Exercise prompt – Write out the data again exactly, skipping every picture.

▽

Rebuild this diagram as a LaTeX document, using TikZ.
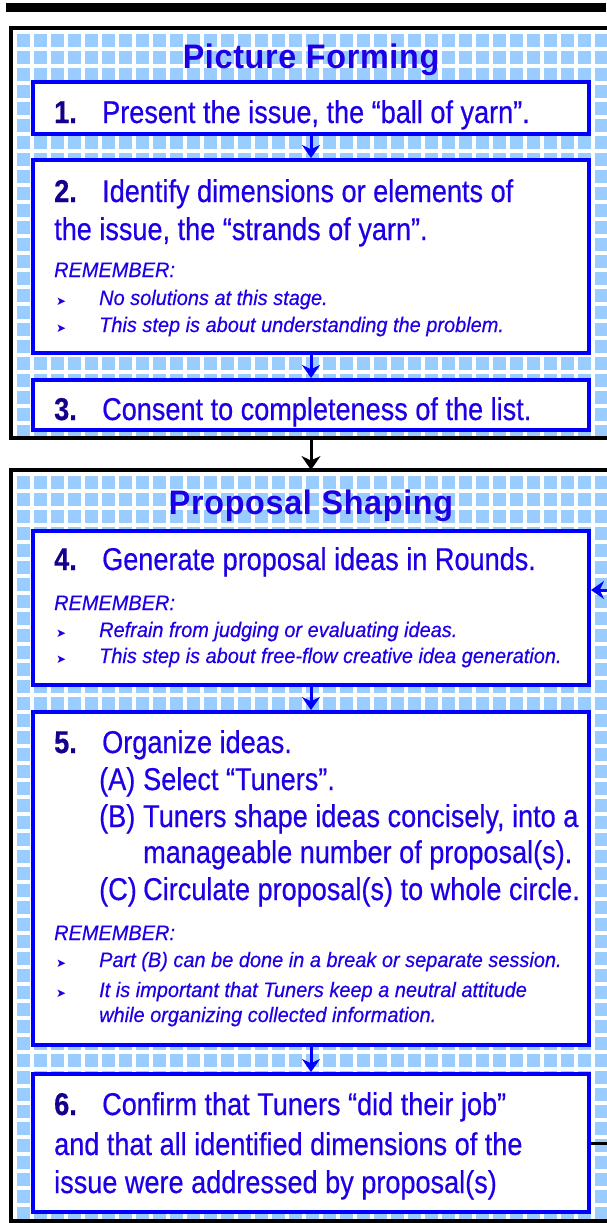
\documentclass[tikz,border=0pt]{standalone}
\usepackage{fontspec}
\setmainfont{Liberation Sans}[FakeStretch=0.95,FakeBold=0.4]
\newfontfamily\stepfont{Liberation Sans}[FakeStretch=0.86,FakeBold=0.5]
\newfontfamily\titlefont{Liberation Sans}[FakeStretch=0.95,LetterSpace=2]
\newfontfamily\symfont{DejaVu Sans}
\usetikzlibrary{arrows.meta}

\definecolor{stepblue}{RGB}{0,0,255}
\definecolor{textblue}{RGB}{30,0,230}
\definecolor{numblue}{RGB}{20,0,140}
\definecolor{checkblue}{RGB}{153,204,255}

\newcommand\stepno[1]{\makebox[48pt][l]{\color{numblue}\bfseries #1}}
\newcommand\remark{\makebox[43pt][l]{\upshape\bfseries\symfont\fontsize{12}{12}\selectfont ➤}}

\begin{document}
\begin{tikzpicture}[x=1pt,y=-1pt,
  gingham/.style={path picture={
    \fill[checkblue] (path picture bounding box.south west) rectangle (path picture bounding box.north east);
    \foreach \i in {0,...,37} {
      \draw[white,line width=4.5pt] ([xshift=\i*17pt+4pt]path picture bounding box.north west) -- ([xshift=\i*17pt+4pt]path picture bounding box.south west);
    }
    \foreach \i in {0,...,45} {
      \draw[white,line width=4.5pt] ([yshift=-\i*17pt-4pt]path picture bounding box.north west) -- ([yshift=-\i*17pt-4pt]path picture bounding box.north east);
    }
  }},
  stagebox/.style={draw=black,line width=3.5pt,gingham,anchor=north west,inner sep=0pt,outer sep=0pt,minimum width=620pt},
  stepbox/.style={draw=stepblue,line width=4pt,fill=white,inner sep=0pt,minimum width=556pt},
  titletext/.style={anchor=base,inner sep=0pt,text=textblue,font=\titlefont\fontsize{34}{40}\selectfont\bfseries},
  steptext/.style={anchor=base west,inner sep=0pt,text=textblue,font=\stepfont\fontsize{31.5}{37}\selectfont},
  remtext/.style={anchor=base west,inner sep=0pt,text=textblue,font=\fontsize{21}{25}\selectfont\itshape},
  steparrow/.style={draw=stepblue,line width=3pt,-{Stealth[length=13pt,width=18pt]}},
  stagearrow/.style={draw=black,line width=3pt,-{Stealth[length=14pt,width=19pt]}}]
\useasboundingbox (0,0) rectangle (606,1223);

% Rule on top
\fill[black] (6,3) rectangle (606,12);

% Stages
\node[stagebox,minimum height=410pt] (pf) at (11,28) {};
\node[stagebox,minimum height=751pt] (ps) at (11,470) {};

\node[titletext] (pftitle) at (311,69) {Picture Forming};
\node[titletext] (pstitle) at (311,514) {Proposal Shaping};

% Steps
\node[stepbox,minimum height=52pt] (b1) at (311,108) {};
\node[stepbox,minimum height=193pt] (b2) at (311,256.5) {};
\node[stepbox,minimum height=50pt] (b3) at (311,405) {};
\node[stepbox,minimum height=154pt] (b4) at (311,608) {};
\node[stepbox,minimum height=333pt] (b5) at (311,878.5) {};
\node[stepbox,minimum height=138pt] (b6) at (311,1143) {};

% Step 1 to 3
\node[steptext] (t1) at (54,123) {\stepno{1.}Present the issue, the “ball of yarn”.};
\node[steptext] (t2a) at (54,202) {\stepno{2.}Identify dimensions or elements of};
\node[steptext] (t2b) at (54,240) {the issue, the “strands of yarn”.};
\node[remtext] (r2) at (54,277) {REMEMBER:};
\node[remtext] (r2a) at (56,305) {\remark No solutions at this stage.};
\node[remtext] (r2b) at (56,332) {\remark This step is about understanding the problem.};
\node[steptext] (t3) at (54,420) {\stepno{3.}Consent to completeness of the list.};

% Step 4 to 6
\node[steptext] (t4) at (54,570) {\stepno{4.}Generate proposal ideas in Rounds.};
\node[remtext] (r4) at (54,610) {REMEMBER:};
\node[remtext] (r4a) at (56,637) {\remark Refrain from judging or evaluating ideas.};
\node[remtext] (r4b) at (56,663) {\remark This step is about free-flow creative idea generation.};

\node[steptext] (t5) at (54,753) {\stepno{5.}Organize ideas.};
\node[steptext] (t5a) at (99,790) {\makebox[44pt][l]{(A)}Select “Tuners”.};
\node[steptext] (t5b) at (99,827) {\makebox[44pt][l]{(B)}Tuners shape ideas concisely, into a};
\node[steptext] (t5c) at (143,863) {manageable number of proposal(s).};
\node[steptext] (t5d) at (99,900) {\makebox[44pt][l]{(C)}Circulate proposal(s) to whole circle.};
\node[remtext] (r5) at (54,940) {REMEMBER:};
\node[remtext] (r5a) at (56,967) {\remark Part (B) can be done in a break or separate session.};
\node[remtext] (r5b) at (56,997) {\remark It is important that Tuners keep a neutral attitude};
\node[remtext] (r5c) at (99,1022) {while organizing collected information.};

\node[steptext] (t6a) at (54,1115) {\stepno{6.}Confirm that Tuners “did their job”};
\node[steptext] (t6b) at (54,1155) {and that all identified dimensions of the};
\node[steptext] (t6c) at (54,1193) {issue were addressed by proposal(s)};

% Arrows
\draw[steparrow] (b1.south) -- (b2.north);
\draw[steparrow] (b2.south) -- (b3.north);
\draw[steparrow] (b4.south) -- (b5.north);
\draw[steparrow] (b5.south) -- (b6.north);
\draw[stagearrow] (b3 |- pf.south) -- (b3 |- ps.north);

% Loop back (leaves the page)
\coordinate (loopin) at (610,590);
\coordinate (loopout) at (612,1143);
\draw[steparrow] (loopin) -- (loopin -| b4.east);
\draw[black,line width=3pt] (b6.east) -- (loopout);
\end{tikzpicture}
\end{document}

△

Answer to this task –
Rebuild this diagram as a LaTeX document, using TikZ.
\documentclass[tikz,border=0pt]{standalone}
\usepackage{fontspec}
\setmainfont{Liberation Sans}[FakeStretch=0.95,FakeBold=0.4]
\newfontfamily\stepfont{Liberation Sans}[FakeStretch=0.86,FakeBold=0.5]
\newfontfamily\titlefont{Liberation Sans}[FakeStretch=0.95,LetterSpace=2]
\newfontfamily\symfont{DejaVu Sans}
\usetikzlibrary{arrows.meta}

\definecolor{stepblue}{RGB}{0,0,255}
\definecolor{textblue}{RGB}{30,0,230}
\definecolor{numblue}{RGB}{20,0,140}
\definecolor{checkblue}{RGB}{153,204,255}

\newcommand\stepno[1]{\makebox[48pt][l]{\color{numblue}\bfseries #1}}
\newcommand\remark{\makebox[43pt][l]{\upshape\bfseries\symfont\fontsize{12}{12}\selectfont ➤}}

\begin{document}
\begin{tikzpicture}[x=1pt,y=-1pt,
  gingham/.style={path picture={
    \fill[checkblue] (path picture bounding box.south west) rectangle (path picture bounding box.north east);
    \foreach \i in {0,...,37} {
      \draw[white,line width=4.5pt] ([xshift=\i*17pt+4pt]path picture bounding box.north west) -- ([xshift=\i*17pt+4pt]path picture bounding box.south west);
    }
    \foreach \i in {0,...,45} {
      \draw[white,line width=4.5pt] ([yshift=-\i*17pt-4pt]path picture bounding box.north west) -- ([yshift=-\i*17pt-4pt]path picture bounding box.north east);
    }
  }},
  stagebox/.style={draw=black,line width=3.5pt,gingham,anchor=north west,inner sep=0pt,outer sep=0pt,minimum width=620pt},
  stepbox/.style={draw=stepblue,line width=4pt,fill=white,inner sep=0pt,minimum width=556pt},
  titletext/.style={anchor=base,inner sep=0pt,text=textblue,font=\titlefont\fontsize{34}{40}\selectfont\bfseries},
  steptext/.style={anchor=base west,inner sep=0pt,text=textblue,font=\stepfont\fontsize{31.5}{37}\selectfont},
  remtext/.style={anchor=base west,inner sep=0pt,text=textblue,font=\fontsize{21}{25}\selectfont\itshape},
  steparrow/.style={draw=stepblue,line width=3pt,-{Stealth[length=13pt,width=18pt]}},
  stagearrow/.style={draw=black,line width=3pt,-{Stealth[length=14pt,width=19pt]}}]
\useasboundingbox (0,0) rectangle (606,1223);

% Rule on top
\fill[black] (6,3) rectangle (606,12);

% Stages
\node[stagebox,minimum height=410pt] (pf) at (11,28) {};
\node[stagebox,minimum height=751pt] (ps) at (11,470) {};

\node[titletext] (pftitle) at (311,69) {Picture Forming};
\node[titletext] (pstitle) at (311,514) {Proposal Shaping};

% Steps
\node[stepbox,minimum height=52pt] (b1) at (311,108) {};
\node[stepbox,minimum height=193pt] (b2) at (311,256.5) {};
\node[stepbox,minimum height=50pt] (b3) at (311,405) {};
\node[stepbox,minimum height=154pt] (b4) at (311,608) {};
\node[stepbox,minimum height=333pt] (b5) at (311,878.5) {};
\node[stepbox,minimum height=138pt] (b6) at (311,1143) {};

% Step 1 to 3
\node[steptext] (t1) at (54,123) {\stepno{1.}Present the issue, the “ball of yarn”.};
\node[steptext] (t2a) at (54,202) {\stepno{2.}Identify dimensions or elements of};
\node[steptext] (t2b) at (54,240) {the issue, the “strands of yarn”.};
\node[remtext] (r2) at (54,277) {REMEMBER:};
\node[remtext] (r2a) at (56,305) {\remark No solutions at this stage.};
\node[remtext] (r2b) at (56,332) {\remark This step is about understanding the problem.};
\node[steptext] (t3) at (54,420) {\stepno{3.}Consent to completeness of the list.};

% Step 4 to 6
\node[steptext] (t4) at (54,570) {\stepno{4.}Generate proposal ideas in Rounds.};
\node[remtext] (r4) at (54,610) {REMEMBER:};
\node[remtext] (r4a) at (56,637) {\remark Refrain from judging or evaluating ideas.};
\node[remtext] (r4b) at (56,663) {\remark This step is about free-flow creative idea generation.};

\node[steptext] (t5) at (54,753) {\stepno{5.}Organize ideas.};
\node[steptext] (t5a) at (99,790) {\makebox[44pt][l]{(A)}Select “Tuners”.};
\node[steptext] (t5b) at (99,827) {\makebox[44pt][l]{(B)}Tuners shape ideas concisely, into a};
\node[steptext] (t5c) at (143,863) {manageable number of proposal(s).};
\node[steptext] (t5d) at (99,900) {\makebox[44pt][l]{(C)}Circulate proposal(s) to whole circle.};
\node[remtext] (r5) at (54,940) {REMEMBER:};
\node[remtext] (r5a) at (56,967) {\remark Part (B) can be done in a break or separate session.};
\node[remtext] (r5b) at (56,997) {\remark It is important that Tuners keep a neutral attitude};
\node[remtext] (r5c) at (99,1022) {while organizing collected information.};

\node[steptext] (t6a) at (54,1115) {\stepno{6.}Confirm that Tuners “did their job”};
\node[steptext] (t6b) at (54,1155) {and that all identified dimensions of the};
\node[steptext] (t6c) at (54,1193) {issue were addressed by proposal(s)};

% Arrows
\draw[steparrow] (b1.south) -- (b2.north);
\draw[steparrow] (b2.south) -- (b3.north);
\draw[steparrow] (b4.south) -- (b5.north);
\draw[steparrow] (b5.south) -- (b6.north);
\draw[stagearrow] (b3 |- pf.south) -- (b3 |- ps.north);

% Loop back (leaves the page)
\coordinate (loopin) at (610,590);
\coordinate (loopout) at (612,1143);
\draw[steparrow] (loopin) -- (loopin -| b4.east);
\draw[black,line width=3pt] (b6.east) -- (loopout);
\end{tikzpicture}
\end{document}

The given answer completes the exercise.